# Objective
Output the material exactly, but drop every image it holds.

** begin Available data **

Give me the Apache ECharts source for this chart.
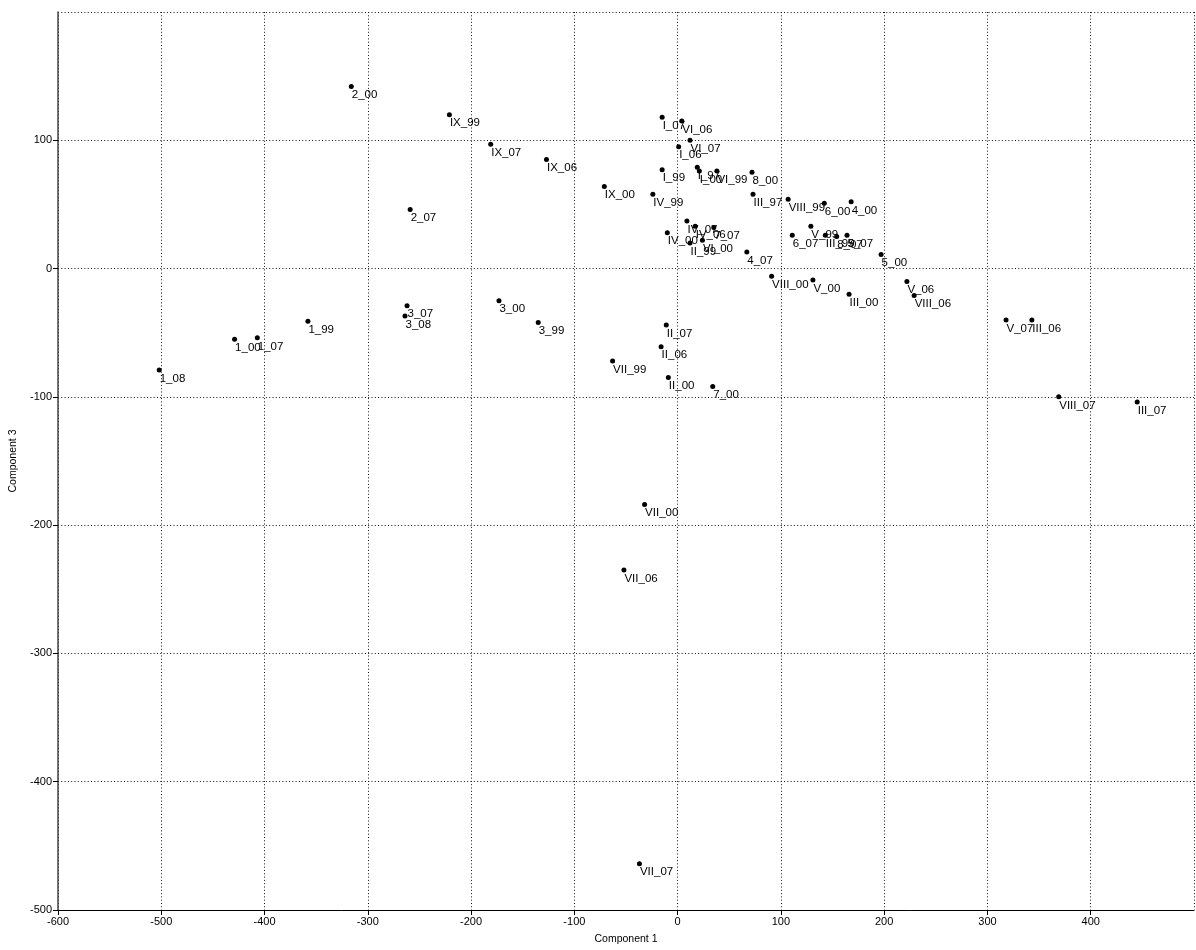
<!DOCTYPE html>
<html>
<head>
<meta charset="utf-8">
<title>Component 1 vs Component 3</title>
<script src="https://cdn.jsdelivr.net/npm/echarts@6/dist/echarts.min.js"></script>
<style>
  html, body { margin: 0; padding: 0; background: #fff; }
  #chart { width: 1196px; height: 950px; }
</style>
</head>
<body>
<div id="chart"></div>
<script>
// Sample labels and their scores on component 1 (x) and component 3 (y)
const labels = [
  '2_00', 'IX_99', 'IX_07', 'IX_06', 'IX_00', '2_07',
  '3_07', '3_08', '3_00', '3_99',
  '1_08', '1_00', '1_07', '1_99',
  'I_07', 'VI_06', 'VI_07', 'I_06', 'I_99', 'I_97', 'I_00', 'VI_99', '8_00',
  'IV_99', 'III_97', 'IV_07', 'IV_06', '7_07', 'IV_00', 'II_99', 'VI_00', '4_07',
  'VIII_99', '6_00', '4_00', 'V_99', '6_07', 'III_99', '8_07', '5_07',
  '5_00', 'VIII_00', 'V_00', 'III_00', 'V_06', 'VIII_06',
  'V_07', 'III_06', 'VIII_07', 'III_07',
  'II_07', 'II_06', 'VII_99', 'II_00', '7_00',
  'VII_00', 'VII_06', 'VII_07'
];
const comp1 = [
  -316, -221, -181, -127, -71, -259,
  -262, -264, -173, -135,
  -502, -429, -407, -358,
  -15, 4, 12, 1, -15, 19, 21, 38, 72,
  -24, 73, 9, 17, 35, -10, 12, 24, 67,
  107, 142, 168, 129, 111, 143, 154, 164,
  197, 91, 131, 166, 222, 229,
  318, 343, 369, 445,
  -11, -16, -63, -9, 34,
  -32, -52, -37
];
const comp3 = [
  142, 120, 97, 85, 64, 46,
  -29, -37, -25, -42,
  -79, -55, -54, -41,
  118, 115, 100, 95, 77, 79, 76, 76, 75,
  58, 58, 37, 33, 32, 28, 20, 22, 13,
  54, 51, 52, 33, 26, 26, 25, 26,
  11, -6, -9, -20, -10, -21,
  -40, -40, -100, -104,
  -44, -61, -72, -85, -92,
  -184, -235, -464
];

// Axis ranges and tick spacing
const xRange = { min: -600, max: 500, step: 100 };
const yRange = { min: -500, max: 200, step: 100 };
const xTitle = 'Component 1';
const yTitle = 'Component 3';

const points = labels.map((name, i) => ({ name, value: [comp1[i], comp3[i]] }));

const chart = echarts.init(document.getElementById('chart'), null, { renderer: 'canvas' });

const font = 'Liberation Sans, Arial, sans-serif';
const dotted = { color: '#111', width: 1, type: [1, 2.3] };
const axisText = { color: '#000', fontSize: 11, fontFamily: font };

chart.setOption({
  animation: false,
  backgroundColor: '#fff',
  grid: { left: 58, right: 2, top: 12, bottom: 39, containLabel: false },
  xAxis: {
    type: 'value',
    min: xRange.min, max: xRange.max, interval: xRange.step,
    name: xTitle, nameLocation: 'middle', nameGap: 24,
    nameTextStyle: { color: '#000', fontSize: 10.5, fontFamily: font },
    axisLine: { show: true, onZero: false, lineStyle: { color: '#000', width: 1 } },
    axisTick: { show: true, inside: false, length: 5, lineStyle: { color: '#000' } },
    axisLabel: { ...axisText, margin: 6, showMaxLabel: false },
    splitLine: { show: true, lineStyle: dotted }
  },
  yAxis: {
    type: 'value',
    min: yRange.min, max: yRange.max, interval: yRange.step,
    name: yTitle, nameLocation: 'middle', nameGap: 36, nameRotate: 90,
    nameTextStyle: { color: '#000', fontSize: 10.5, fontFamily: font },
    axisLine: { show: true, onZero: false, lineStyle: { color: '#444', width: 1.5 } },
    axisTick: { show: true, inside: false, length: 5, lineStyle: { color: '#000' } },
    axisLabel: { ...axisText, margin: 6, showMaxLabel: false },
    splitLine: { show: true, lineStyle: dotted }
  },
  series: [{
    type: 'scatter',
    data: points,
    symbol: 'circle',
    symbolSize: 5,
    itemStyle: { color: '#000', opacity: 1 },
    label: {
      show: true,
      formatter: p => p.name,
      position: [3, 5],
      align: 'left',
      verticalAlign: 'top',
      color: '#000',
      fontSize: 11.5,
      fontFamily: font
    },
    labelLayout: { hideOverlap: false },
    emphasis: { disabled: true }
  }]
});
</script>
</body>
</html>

** end Available data **

# Solution to the problem
Give me the Apache ECharts source for this chart.
<!DOCTYPE html>
<html>
<head>
<meta charset="utf-8">
<title>Component 1 vs Component 3</title>
<script src="https://cdn.jsdelivr.net/npm/echarts@6/dist/echarts.min.js"></script>
<style>
  html, body { margin: 0; padding: 0; background: #fff; }
  #chart { width: 1196px; height: 950px; }
</style>
</head>
<body>
<div id="chart"></div>
<script>
// Sample labels and their scores on component 1 (x) and component 3 (y)
const labels = [
  '2_00', 'IX_99', 'IX_07', 'IX_06', 'IX_00', '2_07',
  '3_07', '3_08', '3_00', '3_99',
  '1_08', '1_00', '1_07', '1_99',
  'I_07', 'VI_06', 'VI_07', 'I_06', 'I_99', 'I_97', 'I_00', 'VI_99', '8_00',
  'IV_99', 'III_97', 'IV_07', 'IV_06', '7_07', 'IV_00', 'II_99', 'VI_00', '4_07',
  'VIII_99', '6_00', '4_00', 'V_99', '6_07', 'III_99', '8_07', '5_07',
  '5_00', 'VIII_00', 'V_00', 'III_00', 'V_06', 'VIII_06',
  'V_07', 'III_06', 'VIII_07', 'III_07',
  'II_07', 'II_06', 'VII_99', 'II_00', '7_00',
  'VII_00', 'VII_06', 'VII_07'
];
const comp1 = [
  -316, -221, -181, -127, -71, -259,
  -262, -264, -173, -135,
  -502, -429, -407, -358,
  -15, 4, 12, 1, -15, 19, 21, 38, 72,
  -24, 73, 9, 17, 35, -10, 12, 24, 67,
  107, 142, 168, 129, 111, 143, 154, 164,
  197, 91, 131, 166, 222, 229,
  318, 343, 369, 445,
  -11, -16, -63, -9, 34,
  -32, -52, -37
];
const comp3 = [
  142, 120, 97, 85, 64, 46,
  -29, -37, -25, -42,
  -79, -55, -54, -41,
  118, 115, 100, 95, 77, 79, 76, 76, 75,
  58, 58, 37, 33, 32, 28, 20, 22, 13,
  54, 51, 52, 33, 26, 26, 25, 26,
  11, -6, -9, -20, -10, -21,
  -40, -40, -100, -104,
  -44, -61, -72, -85, -92,
  -184, -235, -464
];

// Axis ranges and tick spacing
const xRange = { min: -600, max: 500, step: 100 };
const yRange = { min: -500, max: 200, step: 100 };
const xTitle = 'Component 1';
const yTitle = 'Component 3';

const points = labels.map((name, i) => ({ name, value: [comp1[i], comp3[i]] }));

const chart = echarts.init(document.getElementById('chart'), null, { renderer: 'canvas' });

const font = 'Liberation Sans, Arial, sans-serif';
const dotted = { color: '#111', width: 1, type: [1, 2.3] };
const axisText = { color: '#000', fontSize: 11, fontFamily: font };

chart.setOption({
  animation: false,
  backgroundColor: '#fff',
  grid: { left: 58, right: 2, top: 12, bottom: 39, containLabel: false },
  xAxis: {
    type: 'value',
    min: xRange.min, max: xRange.max, interval: xRange.step,
    name: xTitle, nameLocation: 'middle', nameGap: 24,
    nameTextStyle: { color: '#000', fontSize: 10.5, fontFamily: font },
    axisLine: { show: true, onZero: false, lineStyle: { color: '#000', width: 1 } },
    axisTick: { show: true, inside: false, length: 5, lineStyle: { color: '#000' } },
    axisLabel: { ...axisText, margin: 6, showMaxLabel: false },
    splitLine: { show: true, lineStyle: dotted }
  },
  yAxis: {
    type: 'value',
    min: yRange.min, max: yRange.max, interval: yRange.step,
    name: yTitle, nameLocation: 'middle', nameGap: 36, nameRotate: 90,
    nameTextStyle: { color: '#000', fontSize: 10.5, fontFamily: font },
    axisLine: { show: true, onZero: false, lineStyle: { color: '#444', width: 1.5 } },
    axisTick: { show: true, inside: false, length: 5, lineStyle: { color: '#000' } },
    axisLabel: { ...axisText, margin: 6, showMaxLabel: false },
    splitLine: { show: true, lineStyle: dotted }
  },
  series: [{
    type: 'scatter',
    data: points,
    symbol: 'circle',
    symbolSize: 5,
    itemStyle: { color: '#000', opacity: 1 },
    label: {
      show: true,
      formatter: p => p.name,
      position: [3, 5],
      align: 'left',
      verticalAlign: 'top',
      color: '#000',
      fontSize: 11.5,
      fontFamily: font
    },
    labelLayout: { hideOverlap: false },
    emphasis: { disabled: true }
  }]
});
</script>
</body>
</html>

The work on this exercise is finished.